Enfin, lorsqu’on se penche à une échelle plus élargie sur ce territoire, on constate que les mines et l’abbaye sont idéalement situées, à une dizaine de kilomètres seulement du point de jonction entre l’autoroute A8 qui, depuis Aix-en-Provence file en direction de l’Italie et l’A57, qui monte de Toulon et du littoral. Avec un phénomène d’héliocentrisme accru et une saturation des espaces fonciers disponibles sur le littoral Varois, “le coeur du Var” comme on l’appelle ici, semble amené à muter dans l’avenir. On pourrait supposer à long terme l’arrivée d’une vague migratoire de population plus conséquente à l’intérieur des terres. L’urbanisation et les zones d’activité se développeraient ainsi le long et à proximité de ces axes majeurs de circulation jusque dans la région du Luc. Dans ce cas, les mines représenteraient un potentiel foncier conséquent.

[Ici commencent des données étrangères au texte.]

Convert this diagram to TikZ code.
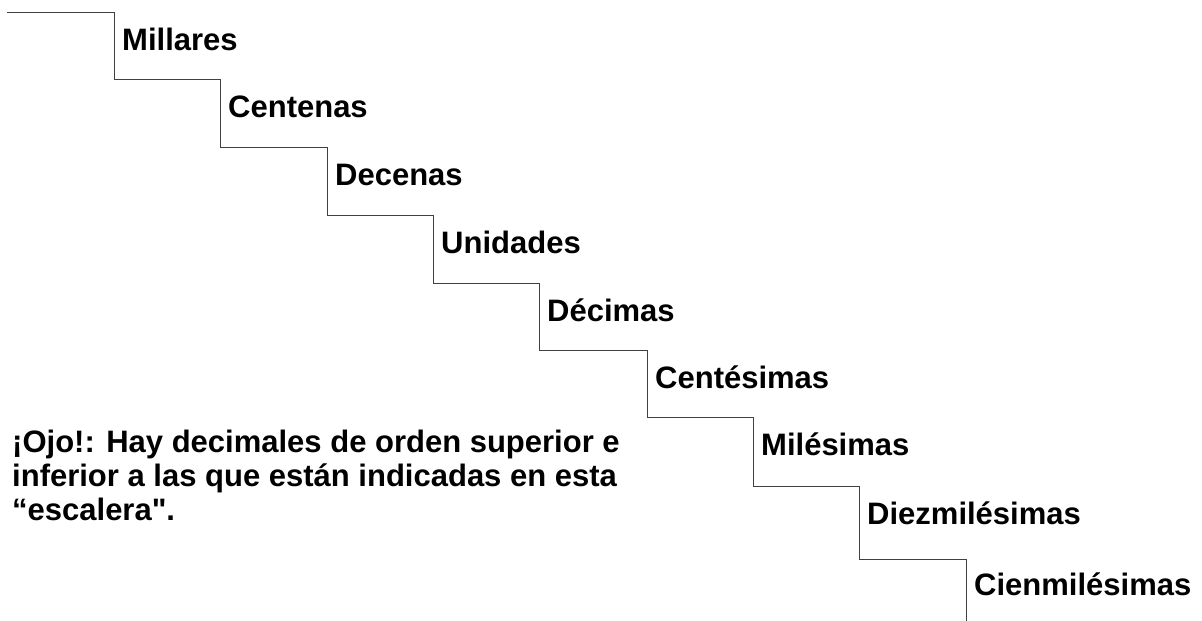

Mon travail consisterait donc à révéler les traces archéologiques et la mémoire de ces activités humaines passées qui tendent peu à peu à s’oublier. En m’appuyant sur ces structures paysagères fortes que sont l’abbaye et les mines, je souhaite affirmer la singularité des lieux qui pourrait devenir un cadre, un support au développement futur de ce territoire. Comment établir un nouveau dialogue entre villages, mines et abbaye ? Comment à long terme, ces espaces immenses pourraient être valorisés ? Comment retrouver une dynamique de territoire à travers ces sites qui représentaient chacun à leur époque le symbole même de la modernité ? Comment fabriquer un nouveau territoire, retrouver des usages sur ces sites et leur redonner leur vocation de lieux de production ? Comment restituer à l’abbaye un écrin, à l’image de ses sœurs, les abbayes de Sénanque et Silvacane ? Autant de questions auxquelles je tenterai de répondre à travers mon analyse de site et un projet de paysage.